Nel deserto della politica agognano l’arrivo dei tartari, per l’ultima battaglia berlusconiana. Mario Pepe, deputato eletto nel Pdl unitosi ai Responsabili per fare numero per il gruppo alla Camera, elenca dal foglietto: «Misiti viceministro alle Infrastrutture, per l’Agricoltura c’è già Romano, Galan trasloca ai Beni culturali». Solo che gli aspiranti a volte negano, mentre aspettano. Misiti giura: «Vediamo quello che arriva». Già presidente del Consiglio superiore dei lavori pubblici, dipietrista finito al Mpa di Lombardo, a settembre metteva la mano sul fuoco: «L’Mpa ha già dato con la scissione dei quattro di Noi Sud». S’è visto.

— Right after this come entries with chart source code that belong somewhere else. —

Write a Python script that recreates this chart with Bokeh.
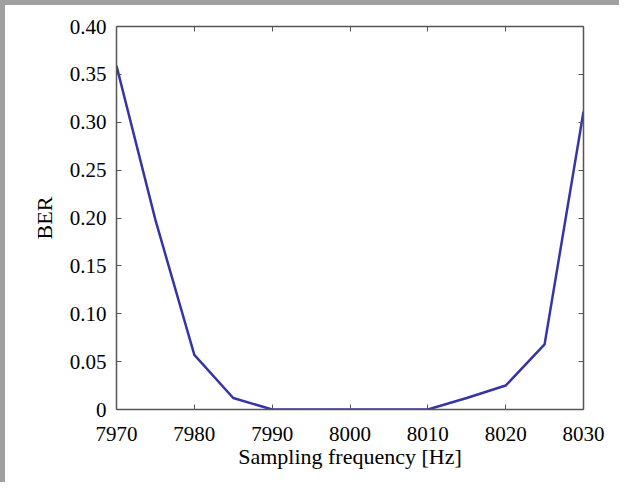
from bokeh.plotting import figure
from bokeh.models import LinearAxis, FixedTicker, Range1d
from bokeh.embed import file_html
from bokeh.resources import INLINE

freq = [7970, 7975, 7980, 7985, 7990, 7995, 8000, 8005, 8010, 8015, 8020, 8025, 8030]
ber = [0.359, 0.198, 0.057, 0.012, 0.0, 0.0, 0.0, 0.0, 0.0, 0.012, 0.025, 0.068, 0.311]

x_ticks = [7970, 7980, 7990, 8000, 8010, 8020, 8030]
y_ticks = [0, 0.05, 0.10, 0.15, 0.20, 0.25, 0.30, 0.35, 0.40]
y_labels = ["0", "0.05", "0.10", "0.15", "0.20", "0.25", "0.30", "0.35", "0.40"]

FONT = "Liberation Serif"
AX = "#555555"

p = figure(width=619, height=482, output_backend="svg", toolbar_location=None,
           x_range=Range1d(7970, 8030), y_range=Range1d(0, 0.40),
           min_border_left=111, min_border_right=41, min_border_top=21, min_border_bottom=78)
p.styles = {"border-left": "5px solid #a0a0a0", "border-top": "5px solid #a0a0a0"}
p.grid.visible = False
p.outline_line_color = None

p.line(freq, ber, line_color="#3535a8", line_width=2.5)

def style(ax, labels=True):
    ax.axis_line_color = AX
    ax.axis_line_width = 1.5
    ax.major_tick_line_color = AX
    ax.major_tick_in = 5
    ax.major_tick_out = 0
    ax.minor_tick_line_color = None
    ax.major_label_text_font = FONT
    ax.major_label_text_font_size = "21px"
    ax.major_label_text_color = "black" if labels else None
    ax.axis_label_text_font = FONT
    ax.axis_label_text_font_size = "22px"
    ax.axis_label_text_font_style = "normal"
    ax.axis_label_text_color = "black"

xa = p.xaxis[0]
xa.ticker = FixedTicker(ticks=x_ticks)
xa.axis_label = "Sampling frequency [Hz]"
xa.major_label_standoff = 17
xa.axis_label_standoff = 0
style(xa)

ya = p.yaxis[0]
ya.ticker = FixedTicker(ticks=y_ticks)
ya.major_label_overrides = {t: l for t, l in zip(y_ticks, y_labels)}
ya.axis_label = "BER"
ya.major_label_standoff = 10
ya.axis_label_standoff = 10
style(ya)

top = LinearAxis(ticker=FixedTicker(ticks=x_ticks))
style(top, labels=False)
p.add_layout(top, "above")
right = LinearAxis(ticker=FixedTicker(ticks=y_ticks))
style(right, labels=False)
p.add_layout(right, "right")

open("out.html", "w").write(file_html(p, INLINE))
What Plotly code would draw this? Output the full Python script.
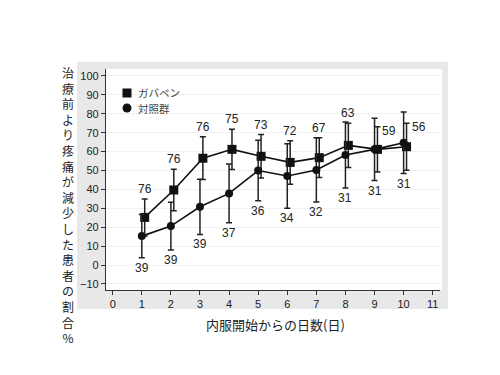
import plotly.graph_objects as go

days = [1, 2, 3, 4, 5, 6, 7, 8, 9, 10]
gaba_vals = [25.2, 39.7, 56.5, 61.2, 57.5, 54.3, 56.8, 63.3, 61.2, 62.6]
gaba_err = [9.8, 11.0, 11.3, 10.6, 11.5, 11.5, 10.5, 11.7, 12.0, 12.4]
gaba_n = [76, 76, 76, 75, 73, 72, 67, 63, 59, 56]
ctrl_vals = [15.3, 20.6, 30.8, 37.9, 50.0, 47.1, 50.3, 58.2, 61.2, 64.7]
ctrl_err = [11.5, 12.6, 14.6, 15.5, 16.0, 17.0, 17.0, 17.5, 16.5, 16.3]
ctrl_n = [39, 39, 39, 37, 36, 34, 32, 31, 31, 31]
legend_names = ["ガバペン", "対照群"]
x_ticks = list(range(0, 12))
y_ticks = list(range(-10, 101, 10))
y_title = "治療前より疼痛が減少した患者の割合%"
x_title = "内服開始からの日数(日)"

W, H = 500, 375
OFF = 8  # page body margin
PL, PR, PT, PB = 106, 440, 69, 290
ML = PL - OFF
MT = PT - OFF
MR = W - (PR - OFF)
MB = H - (PB - OFF)
FONT = "Liberation Sans, Arial, sans-serif"
CJK = "Noto Sans CJK JP"

gaba_x = [d + 0.1 for d in days]

fig = go.Figure()
fig.add_trace(go.Scatter(
    x=gaba_x, y=gaba_vals, mode="lines+markers",
    line=dict(color="#111", width=1.6),
    marker=dict(symbol="square", size=9, color="#111"),
    error_y=dict(type="data", array=gaba_err, color="#222", thickness=1.5, width=3),
    showlegend=False))
fig.add_trace(go.Scatter(
    x=days, y=ctrl_vals, mode="lines+markers",
    line=dict(color="#111", width=1.6),
    marker=dict(symbol="circle", size=8, color="#111"),
    error_y=dict(type="data", array=ctrl_err, color="#222", thickness=1.5, width=3),
    showlegend=False))

ann = []
for i, (x, v, e, n) in enumerate(zip(gaba_x, gaba_vals, gaba_err, gaba_n)):
    if i >= len(days) - 2:
        ann.append(dict(x=x, y=v + e, text=str(n), showarrow=False, xanchor="left",
                        yanchor="middle", xshift=3, yshift=-4, font=dict(family=FONT, size=12, color="#222")))
    else:
        ann.append(dict(x=x, y=v + e, text=str(n), showarrow=False, xanchor="center",
                        yanchor="bottom", yshift=1, font=dict(family=FONT, size=12, color="#222")))
for x, v, e, n in zip(days, ctrl_vals, ctrl_err, ctrl_n):
    ann.append(dict(x=x, y=v - e, text=str(n), showarrow=False, xanchor="center",
                    yanchor="top", yshift=-1, font=dict(family=FONT, size=12, color="#222")))

pw = PR - PL
ph = PB - PT
def px2paper_x(px):
    return (px - PL) / pw
def px2paper_y(py):
    return (PB - py) / ph

shapes = [
    dict(type="rect", xref="paper", yref="paper", layer="below",
         x0=px2paper_x(77), x1=px2paper_x(448), y0=px2paper_y(309), y1=px2paper_y(62),
         fillcolor="#e8e8e8", line=dict(width=0)),
    dict(type="rect", xref="paper", yref="paper", layer="below",
         x0=0, x1=px2paper_x(442), y0=0, y1=1,
         fillcolor="white", line=dict(width=0)),
]

# legend: symbol shapes + name texts
leg_types = ["rect", "circle"]
for i, (t, name) in enumerate(zip(leg_types, legend_names)):
    cy = 93 + 15 * i
    cx = 127
    r = 4.5
    shapes.append(dict(type=t, xref="paper", yref="paper",
                       x0=px2paper_x(cx - r), x1=px2paper_x(cx + r),
                       y0=px2paper_y(cy + r), y1=px2paper_y(cy - r),
                       fillcolor="#111", line=dict(width=0)))
    ann.append(dict(xref="paper", yref="paper", x=px2paper_x(137), y=px2paper_y(cy),
                    text=name, showarrow=False, xanchor="left", yanchor="middle", borderpad=0,
                    font=dict(family=CJK, size=10.5, color="#444")))

# vertical y-axis title, one character per line
ann.append(dict(xref="paper", yref="paper", x=px2paper_x(68), y=px2paper_y(205),
                text="<br>".join(y_title), showarrow=False, xanchor="center", yanchor="middle",
                font=dict(family=CJK, size=12, color="#222")))
ann.append(dict(xref="paper", yref="paper", x=px2paper_x(275), y=px2paper_y(324),
                text=x_title, showarrow=False, xanchor="center", yanchor="middle",
                font=dict(family=CJK, size=13, color="#222")))

fig.update_layout(
    width=W, height=H,
    margin=dict(l=ML, r=MR, t=MT, b=MB),
    paper_bgcolor="white", plot_bgcolor="rgba(0,0,0,0)",
    annotations=ann, shapes=shapes,
    xaxis=dict(range=[-0.23, 11.25], tickvals=x_ticks, showgrid=False, zeroline=False,
               showline=True, linecolor="#333", linewidth=1.2, ticks="outside", ticklen=4,
               tickcolor="#333", tickfont=dict(family=FONT, size=11, color="#222")),
    yaxis=dict(range=[-13.2, 103.7], tickvals=y_ticks, showgrid=True, gridcolor="#f1f1f1",
               zeroline=False, showline=True, linecolor="#333", linewidth=1.2, ticks="outside",
               ticklen=4, tickcolor="#333", tickfont=dict(family=FONT, size=11, color="#222")),
)

fig.write_html("out.html")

Quasi sempre, prendete Arturo Iannaccone - chirurgo avellinese, democristiano avìto, poi Ccd, quindi assessore di Rastrelli in Campania, poi Udc, infine (per poco) Mpa -, l’aspirante «si rimette a», in sublime burocratese: «La copertura degli incarichi resisi vacanti spetta unicamente al presidente Berlusconi. Siamo certi che valorizzerà il nostro apporto». Parlano al plurale, non aspirano in proprio, non sia mai. Anna Maria Bernini, ultima fiamma mediatica di Silvio, che di lei ha detto in giro «questa qui è un genio», solo un anno fa a Bologna si portava addosso l’etichetta: «deputata finiana». Hai voglia. Ora questo brillante avvocato, che difende tra l’altro la Nicoletta Pavarotti, e a Ballarò ha ri-folgorato il Cavaliere con coda di cavallo, giacca bianca, calze scure e stivali neri, potrebbe fare il viceministro alle Attività produttive. Ma lei va assicurando: «Non cerco posti». Cercano semmai serenità interiore. Pace. Realtà, oltre la mera possibilità. E hanno una sola parola. A ottobre 2009 diceva «mi sono innamorata del lavoro di parlamentare». Tre mesi dopo tentò, perdendo, di fare il governatore in Emilia.